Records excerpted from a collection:
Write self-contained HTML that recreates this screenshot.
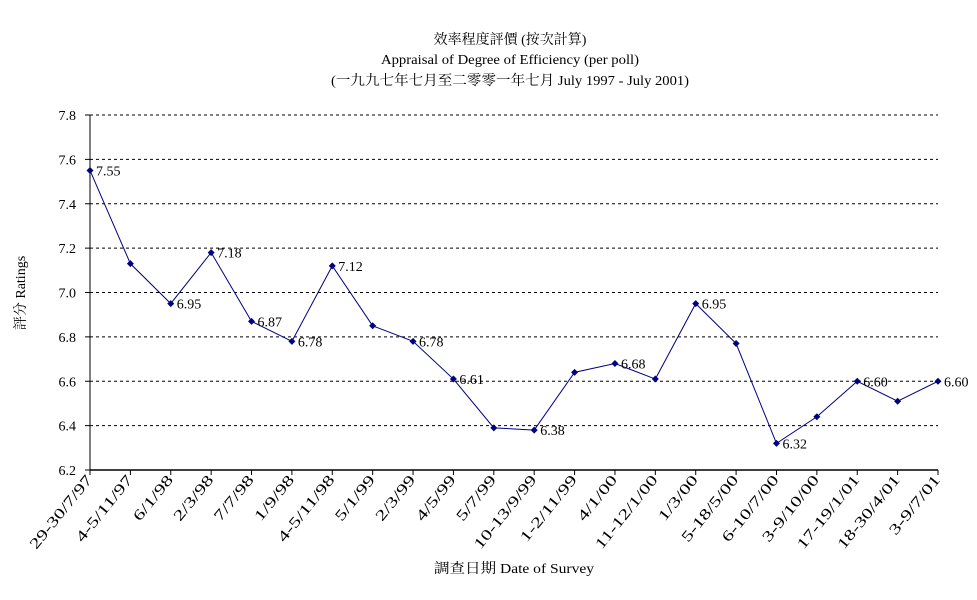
<!DOCTYPE html>
<html><head><meta charset="utf-8"><style>
body{margin:0;background:#fff;}
svg{display:block;font-family:"Liberation Serif","Noto Serif CJK TC",serif;}
</style></head><body>
<svg id="chart" width="977" height="600" xmlns="http://www.w3.org/2000/svg">
<text x="510" y="44" font-size="14" text-anchor="middle">效率程度評價 (按次計算)</text>
<text x="510" y="64" font-size="14" text-anchor="middle" textLength="258" lengthAdjust="spacingAndGlyphs">Appraisal of Degree of Efficiency (per poll)</text>
<text x="510" y="85" font-size="14" text-anchor="middle" textLength="358" lengthAdjust="spacingAndGlyphs">(一九九七年七月至二零零一年七月 July 1997 - July 2001)</text>
<text transform="translate(25,293) rotate(-90)" font-size="14" text-anchor="middle">評分 Ratings</text>
<text x="514" y="573" font-size="14" text-anchor="middle" textLength="160" lengthAdjust="spacingAndGlyphs">調查日期 Date of Survey</text>
<g id="grid"></g><g id="axes"></g><g id="series"></g>
</svg>
<script>
const categories=["29-30/7/97","4-5/11/97","6/1/98","2/3/98","7/7/98","1/9/98","4-5/11/98","5/1/99","2/3/99","4/5/99","5/7/99","10-13/9/99","1-2/11/99","4/1/00","11-12/1/00","1/3/00","5-18/5/00","6-10/7/00","3-9/10/00","17-19/1/01","18-30/4/01","3-9/7/01"];
const ratings=[7.55,7.13,6.95,7.18,6.87,6.78,7.12,6.85,6.78,6.61,6.39,6.38,6.64,6.68,6.61,6.95,6.77,6.32,6.44,6.60,6.51,6.60];
const labelled=[0,2,3,4,5,6,8,9,11,13,15,17,19,21];
const yTicks=[6.2,6.4,6.6,6.8,7.0,7.2,7.4,7.6,7.8];
const NS="http://www.w3.org/2000/svg";
const X0=90,X1=938,Y0=470,Y1=115,ymin=6.2,ymax=7.8;
const xs=i=>X0+i*(X1-X0)/(categories.length-1);
const ys=v=>Y0-(v-ymin)/(ymax-ymin)*(Y0-Y1);
function mk(t,a,p){const e=document.createElementNS(NS,t);for(const k in a)e.setAttribute(k,a[k]);p.appendChild(e);return e;}
const grid=document.getElementById('grid'),axes=document.getElementById('axes'),ser=document.getElementById('series');
yTicks.forEach(v=>{
  if(v>ymin){const l=mk('line',{x1:X0,x2:X1,y1:ys(v),y2:ys(v),stroke:'#000','stroke-dasharray':'3,3','stroke-width':1},grid);
  
  }
  const t=mk('text',{x:76,y:ys(v)+5,'font-size':14,'text-anchor':'end'},axes);t.textContent=v.toFixed(1);
  
  
  const tk=mk('line',{x1:X0-5,x2:X0,y1:ys(v),y2:ys(v),stroke:'#000'},axes);
  
  
});
const ya=mk('line',{x1:X0,x2:X0,y1:Y1,y2:Y0,stroke:'#000'},axes);


const xa=mk('line',{x1:X0,x2:X1,y1:Y0,y2:Y0,stroke:'#000','stroke-width':1.5},axes);


categories.forEach((c,i)=>{
  const tk=mk('line',{x1:xs(i),x2:xs(i),y1:Y0,y2:Y0+5,stroke:'#000'},axes);
  
  
  const t=mk('text',{transform:`translate(${xs(i)+3},${Y0+10}) rotate(-51)`,'font-size':15,'text-anchor':'end',textLength:c.length*9,lengthAdjust:'spacingAndGlyphs'},axes);t.textContent=c;
  
  
});
const pl=mk('polyline',{points:ratings.map((v,i)=>xs(i)+','+ys(v)).join(' '),fill:'none',stroke:'#000080','stroke-width':1},ser);


ratings.forEach((v,i)=>{
  const x=xs(i),y=ys(v);
  const p=mk('polygon',{points:`${x},${y-3.5} ${x+3.5},${y} ${x},${y+3.5} ${x-3.5},${y}`,fill:'#000080'},ser);
  
  
  if(labelled.includes(i)){
    const t=mk('text',{x:x+6,y:y+5,'font-size':14},ser);t.textContent=v.toFixed(2);
    
    
  }
});
</script>
</body></html>
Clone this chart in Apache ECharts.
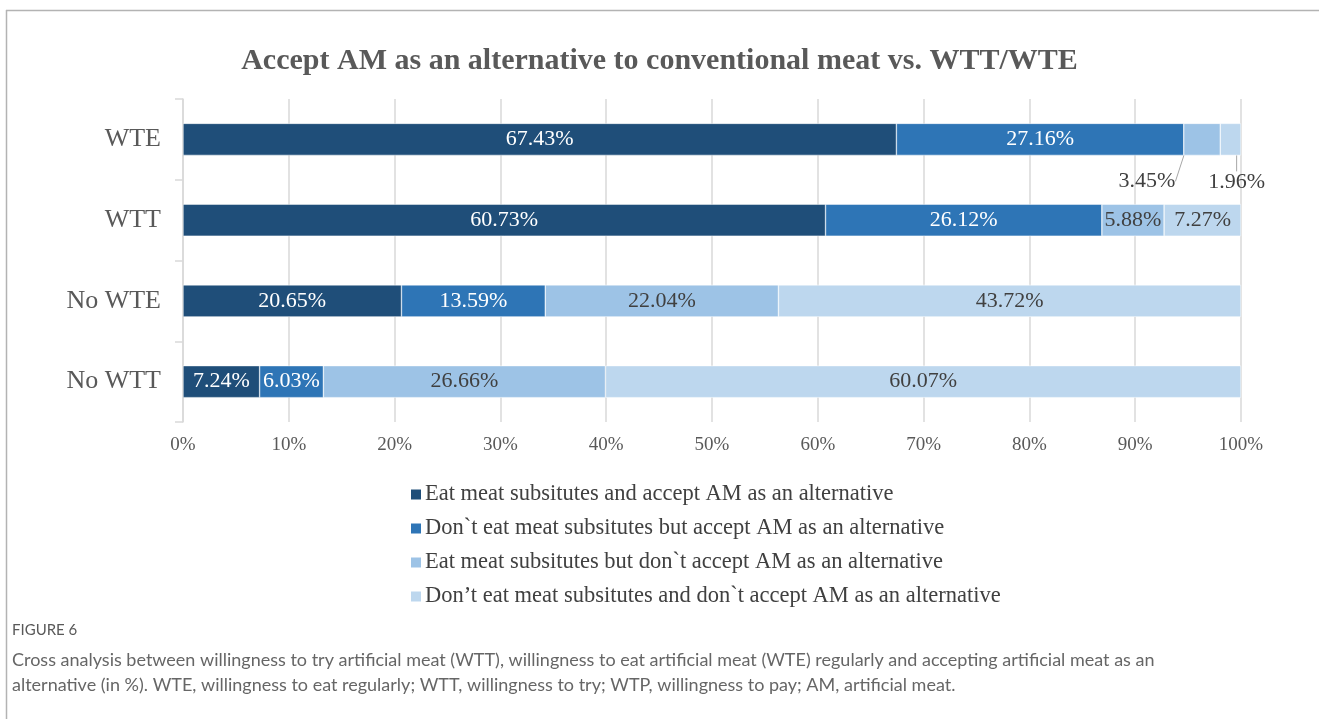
<!DOCTYPE html>
<html>
<head>
<meta charset="utf-8">
<title>Accept AM vs. WTT/WTE</title>
<script src="https://cdn.jsdelivr.net/npm/echarts@6/dist/echarts.min.js"></script>
<style>
  html, body { margin: 0; padding: 0; background: #fff; }
  #main { width: 1319px; height: 719px; }
</style>
</head>
<body>
<div id="main"></div>
<script>
// categories, bottom to top as drawn
var groups = ['No WTT', 'No WTE', 'WTT', 'WTE'];
var seriesNames = [
  'Eat meat subsitutes and accept AM as an alternative',
  'Don`t eat meat subsitutes but accept AM as an alternative',
  'Eat meat subsitutes but don`t accept AM as an alternative',
  'Don\u2019t eat meat subsitutes and don`t accept AM as an alternative'
];
var eatAccept = [7.24, 20.65, 60.73, 67.43];
var noEatAccept = [6.03, 13.59, 26.12, 27.16];
var eatNoAccept = [26.66, 22.04, 5.88, 3.45];
var noEatNoAccept = [60.07, 43.72, 7.27, 1.96];
var xTicks = [0, 10, 20, 30, 40, 50, 60, 70, 80, 90, 100];

var colors = ['#1f4e79', '#2e75b6', '#9dc3e6', '#bdd7ee'];
var serif = '"Liberation Serif", "DejaVu Serif", serif';

var chart = echarts.init(document.getElementById('main'));

function makeSeries(idx, values, textColor, layout) {
  var s = {
    name: seriesNames[idx],
    type: 'bar',
    stack: 'total',
    barWidth: 32,
    data: values,
    itemStyle: { color: colors[idx], borderColor: '#fff', borderWidth: 0.5 },
    label: {
      show: true,
      position: 'inside',
      color: textColor,
      fontFamily: serif,
      fontSize: 22,
      formatter: function(p) { return p.value.toFixed(2) + '%'; }
    },
    emphasis: { disabled: true }
  };
  if (layout) {
    s.labelLayout = layout;
    s.labelLine = { show: true, lineStyle: { color: '#a6a6a6', width: 1 } };
  }
  return s;
}

// small WTE segments get their labels pulled below the bar with a leader line
function smallLayout3(p) {
  if (p.dataIndex !== 3) return;
  var r = p.rect, cx = r.x + r.width / 2, by = r.y + r.height;
  return {
    dx: -55, dy: 42,
    labelLinePoints: [[cx, by], [cx - 5, by + 23], [cx - 14, by + 23]]
  };
}
function smallLayout4(p) {
  if (p.dataIndex !== 3) return;
  var r = p.rect, ex = r.x + r.width, my = r.y + r.height / 2;
  return {
    dx: 6, dy: 43,
    labelLinePoints: [[ex, my], [ex + 2, my + 13], [ex + 4, my + 26]]
  };
}

var option = {
  animation: false,
  color: colors,
  title: {
    text: 'Accept AM as an alternative to conventional meat vs. WTT/WTE',
    left: 'center',
    top: 41,
    textStyle: { fontFamily: serif, fontSize: 30, fontWeight: 'bold', color: '#595959' }
  },
  grid: { left: 183, right: 78, top: 99, bottom: 297, containLabel: false },
  xAxis: {
    type: 'value',
    min: 0,
    max: 100,
    interval: 10,
    axisLine: { show: false },
    axisTick: { show: false },
    splitLine: { lineStyle: { color: '#d9d9d9', width: 1.5 } },
    axisLabel: {
      margin: 14,
      color: '#595959',
      fontFamily: serif,
      fontSize: 19,
      formatter: '{value}%'
    },
    data: xTicks
  },
  yAxis: {
    type: 'category',
    data: groups,
    axisLine: { show: true, lineStyle: { color: '#d9d9d9', width: 1.5 } },
    axisTick: { show: true, length: 8, lineStyle: { color: '#d9d9d9', width: 1.5 } },
    axisLabel: { margin: 22, color: '#595959', fontFamily: serif, fontSize: 26 }
  },
  legend: {
    orient: 'vertical',
    left: 404,
    top: 478,
    itemWidth: 12,
    itemHeight: 12,
    itemGap: 11,
    icon: 'rect',
    selectedMode: false,
    textStyle: { color: '#404040', fontFamily: serif, fontSize: 22.5, lineHeight: 22.5, padding: [0, 0, 0, -2] },
    data: seriesNames
  },
  graphic: [
    { type: 'line', shape: { x1: 6, y1: 10.5, x2: 1319, y2: 10.5 }, style: { stroke: '#b3b3b3', lineWidth: 1.5 } },
    { type: 'line', shape: { x1: 6.5, y1: 10, x2: 6.5, y2: 719 }, style: { stroke: '#b3b3b3', lineWidth: 1.5 } },
    {
      type: 'text', left: 12, top: 623,
      style: { text: 'FIGURE 6', fill: '#595959', font: '15px Lato, "Open Sans", sans-serif' }
    },
    {
      type: 'text', left: 12, top: 648,
      style: {
        text: 'Cross analysis between willingness to try artificial meat (WTT), willingness to eat artificial meat (WTE) regularly and accepting artificial meat as an\nalternative (in %). WTE, willingness to eat regularly; WTT, willingness to try; WTP, willingness to pay; AM, artificial meat.',
        fill: '#666666',
        font: '18px Lato, "Open Sans", sans-serif',
        lineHeight: 25
      }
    }
  ],
  series: [
    makeSeries(0, eatAccept, '#ffffff'),
    makeSeries(1, noEatAccept, '#ffffff'),
    makeSeries(2, eatNoAccept, '#404040', smallLayout3),
    makeSeries(3, noEatNoAccept, '#404040', smallLayout4)
  ]
};

chart.setOption(option);
</script>
</body>
</html>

TASK TO CARRY OUT → List all lines in the material containing the string "this".

EXERCISE RESULT →
Write self-contained HTML that recreates this screenshot.
Clone this chart in Apache ECharts.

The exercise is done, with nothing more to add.